The alienate and destroy part is likely. Very different situations otherwise.

Sun was essentially a dead shell that still held a few valuable pieces when Oracle purchased them. Overall the business was in terminal decline.

Red Hat, while wildly overvalued (as many things are/were in this bubble market), has a consistently growing business that is on good footing overall.

Their prior four fiscal year sales figures: $1.7b, $2b, $2.4b, $2.9b

They look like they could do $3.4b in sales for fiscal 2019.

Their profitability is mildly lacking and combined with their modest growth doesn't come close to supporting their extreme valuation (much less when the stock was 50% higher). It's not surprising the board might sell the company here, the stock market bubble is likely nearing an end, with interest rates rising or a recession coming up next (either of which guarantee it's over). Red Hat may not see much higher than this market cap for another decade - assuming continued modest growth - if they were valued at a more sane level.

Red Hat is riding relatively high. Sun was on its last legs as an independent entity. Red Hat very clearly does not need to sell here, if they do it's simply the board taking what is an extraordinary price (would have to guess the deal will value them at 60 to 80 times idealized 2018 earnings).
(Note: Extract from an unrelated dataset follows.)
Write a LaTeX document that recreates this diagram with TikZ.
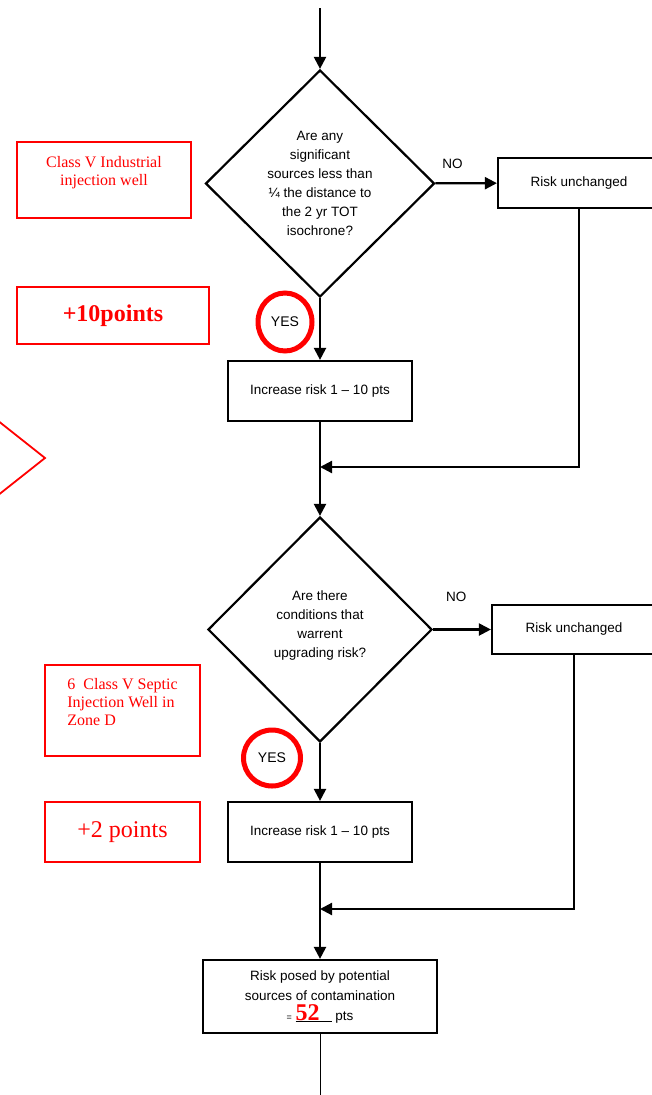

  • There is also the big difference that Sun was in the middle of transitioning to open source company (almost begrudgingly I think after everything else had failed), they weren't the great friend of open source they now are remembered as at their peak of their success. Sun still held significant amount of proprietary IP when they were acquired. In comparison RH has been open source from the get go, and pretty much everything they have is open source.